Election 2000: The Debate Between Presidental Means and Ends
Lucas Morel
October 1, 2000
At the first presidential debate on Tuesday night, both candidates succeeded in framing the discussion according to their strengths while improving upon weaknesses. But the most striking difference between their presentations was over means and ends. Vice President Al Gore stressed the means he would propose as president to solve the nation’s problems, while Texas Governor George W. Bush emphasized the ends to which he would direct the federal government.
Right from the start, Gore focused on their respective “proposals,” not, as moderator Jim Lehrer suggested with his first question, on “experience” for the presidency. Instead of riding the coattails of President Clinton’s putative legacy of economic prosperity, the vice president referred to the current prosperity to set up his agenda for a Gore presidency. As he put it, “Will we be better off four years from now?”
In so doing, Gore has chosen to run as “his own man,” staking his electoral future not on the magic of vice presidential incumbency but on the real-world details and projected results of his policies. Gore the Policy Wonk won out over Gore the Vice President. True, he was quick to note that the last eight years have produced a bustling economy. But he now uses that as a springboard to elaborate on his campaign slogan, “You ain’t seen nothing yet!” Translation: “If you liked the Clinton years with regards to economic prosperity, the Gore years will be more of the same for even more American citizens.”
Of course, the 800-pound gorilla in the debate is the current president, who neither candidate mentioned during their ninety-minute face-off. As political scientist Larry Sabato recently suggested, perhaps the presidential race is so close because the American people seek both change and consistency in the next presidential administration. They want to leave the Clinton scandals behind, which means a vote for change and, therefore, a Bush presidency. But they also want continued economic prosperity, which is a vote for the status quo and, therefore, the elevation of the vice president to the presidency.

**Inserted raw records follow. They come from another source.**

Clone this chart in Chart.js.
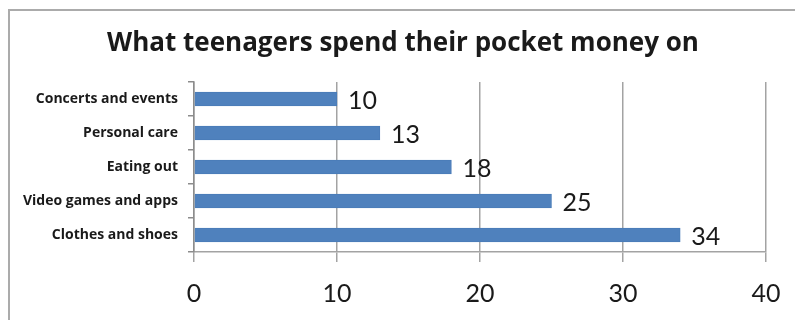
<!DOCTYPE html>
<html>
<head>
<meta charset="utf-8">
<script src="https://cdn.jsdelivr.net/npm/chart.js@4.4.0/dist/chart.umd.min.js"></script>
<style>
  body { margin: 0; background: #fff; overflow: hidden; }
  #wrap { position: relative; width: 795px; height: 320px; }
  #frame { position: absolute; left: 8px; top: 9px; width: 800px; height: 330px; border: 2px solid #ababab; box-sizing: border-box; }
  canvas { position: absolute; left: 0; top: 0; }
</style>
</head>
<body>
<div id="wrap">
  <div id="frame"></div>
  <canvas id="pocket-money-chart" width="795" height="320"></canvas>
</div>
<script>
const chartTitle = 'What teenagers spend their pocket money on';
const categories = ['Concerts and events', 'Personal care', 'Eating out', 'Video games and apps', 'Clothes and shoes'];
const percentages = [10, 13, 18, 25, 34];
const xTicks = [0, 10, 20, 30, 40];

const pocketMoneyChart = document.getElementById('pocket-money-chart');

// title and value labels are drawn by hand
const extraText = {
    id: 'extraText',
    afterDatasetsDraw(chart) {
        const ctx = chart.ctx;
        ctx.save();
        ctx.fillStyle = '#1a1a1a';
        ctx.font = 'bold 26px "Open Sans"';
        ctx.textAlign = 'center';
        ctx.textBaseline = 'middle';
        ctx.fillText(chartTitle, 403, 44);

        ctx.font = '25px Lato';
        ctx.textAlign = 'left';
        chart.getDatasetMeta(0).data.forEach((bar, i) => {
            ctx.fillText(percentages[i], bar.x + 11, bar.y + 2);
        });
        ctx.restore();
    }
};

const spendingChart = new Chart(pocketMoneyChart, {
    type: 'bar',
    data: {
        labels: categories,
        datasets: [{
            data: percentages,
            backgroundColor: '#4f81bd',
            borderColor: '#4a7cb8',
            borderWidth: 1,
            barThickness: 14
        }]
    },
    options: {
        indexAxis: 'y',
        responsive: false,
        animation: false,
        layout: {
            padding: { top: 82, right: 29, left: 0, bottom: 0 }
        },
        plugins: {
            legend: { display: false },
            title: { display: false },
            tooltip: { enabled: false }
        },
        scales: {
            x: {
                min: xTicks[0],
                max: xTicks[xTicks.length - 1],
                afterBuildTicks: scale => {
                    scale.ticks = xTicks.map(v => ({ value: v }));
                },
                afterFit: scale => {
                    scale.height = 68;
                    scale.paddingLeft = 0;
                    scale.paddingRight = 0;
                },
                grid: {
                    color: '#a3a3a3',
                    lineWidth: 1.5,
                    tickLength: 10
                },
                border: { display: true, color: '#a3a3a3', width: 1.5 },
                ticks: {
                    color: '#1a1a1a',
                    font: { family: 'Lato', size: 25 },
                    padding: 17
                }
            },
            y: {
                afterFit: scale => {
                    scale.width = 194;
                    scale.paddingTop = 0;
                    scale.paddingBottom = 0;
                },
                grid: {
                    drawOnChartArea: false,
                    color: '#8c8c8c',
                    lineWidth: 1.5,
                    tickLength: 6
                },
                border: { display: true, color: '#8c8c8c', width: 1.5 },
                ticks: {
                    color: '#1a1a1a',
                    font: { family: 'Open Sans', size: 14, weight: 'bold' },
                    padding: 10
                }
            }
        }
    },
    plugins: [extraText]
});
</script>
</body>
</html>
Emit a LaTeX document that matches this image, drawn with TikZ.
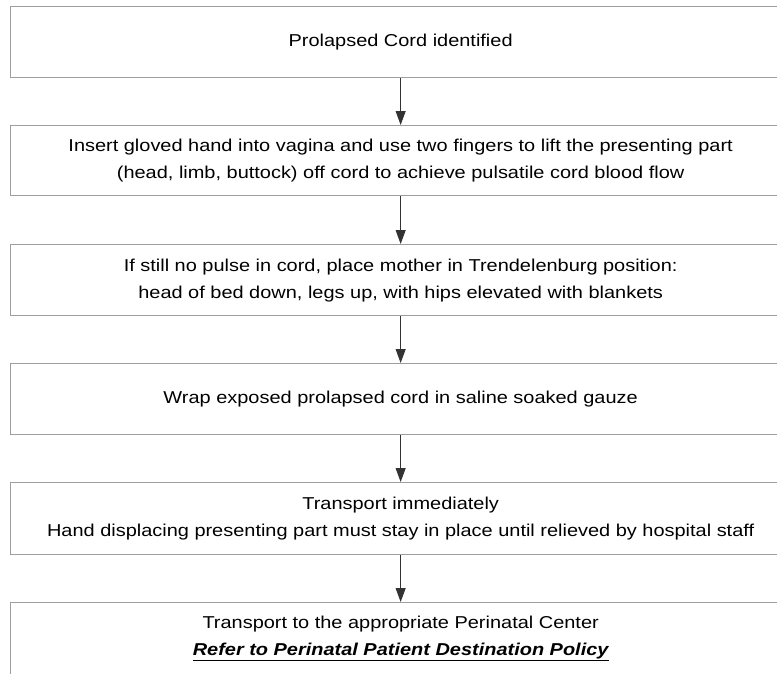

With Clinton as both burden and benefit, Gore decided to tilt his rhetoric toward the benefit side of the equation—the current economic prosperity—while downplaying his association with the unsavory aspects of Clinton’s legacy. This explains why Sen. Joe Lieberman was his pick for vice president: to provide the cloak of decency Gore lacked when he chose to remain vice president rather than resign in the wake of Clinton’s deceptions. In fact, the only time Gore mentioned Lieberman in the debate was in response to the question about any issues of character that might differentiate Bush and Gore.
From “universal pre-school” and “renewable energy” to “lock boxes” and “Social Security Plus,” Gore highlighted a plethora of initiatives that addressed a host of issues but with no discernible unifying principle—except that of finding government use for the projected national surplus. One might even argue that when Gore refers to the Constitution as a “document that grows,” he mistakes the Constitution for the federal government, for the latter has grown as it has assumed more responsibility for providing for individual Americans from cradle to grave.
Bush, on the other hand, explained his proposals within the context of distinguishing the people from their government. He noted that the surplus was not the federal government’s money but the people’s. And since they generated that wealth, they deserved to receive some of it back. Gore’s alternative, Bush argued, would require the federal government to expand its programs, procedures, and personnel, and thereby limit the choices individual Americans have to govern their own lives.
Bush’s conviction that individuals can make the best decisions for their lives contrasts greatly with Gore’s perception that there are giants in the land that need slaying. Because of “big oil” and “big drug companies and HMOs,” Americans need Gore as the head of the executive branch to fight for them against these “powerful forces.” Bush expressed greater faith in the people. He consistently highlighted the effect his policies would have on governmental systems that have made it difficult for individuals to prosper both economically and morally.
On taxes, Bush argued for a plan that “liberates working people” by cutting taxes across the board. All who pay taxes would receive a tax cut, which shows Bush’s concern that all Americans be served by their common government. Gore spoke the language of class warfare, pitting “the wealthiest one percent” against the rest of America.
On education, Bush would refuse to send existing federal dollars to “subsidize failure”; either “show results” or parents would be allowed to direct federal dollars to schools that worked. Gore spoke of a “funding crisis” in education and therefore proposed increasing federal funding to reduce class size, hire more teachers, and modernize classrooms. But he never distinguished the role of the federal government from that of the states, who bear the greatest responsibility for educating citizens.
On abortion, Bush talked about promoting “a culture of life” where the unborn are “welcomed into life” and the elderly are not subject to euthanasia by legally protected doctors. Gore failed to acknowledge that the unborn even existed, thereby pitting the mother against her own child in the name of a woman’s right to choose.
Polls show the two major candidates in a statistical dead heat among ninety percent of likely voters. How the remaining ten percent weigh the differences between Gore’s means and Bush’s ends will determine the winner in November.
Lucas E. Morel is assistant professor of politics at Washington and Lee University in Lexington, Virginia and is an adjunct fellow at the Ashbrook Center for Public Affairs at Ashland University.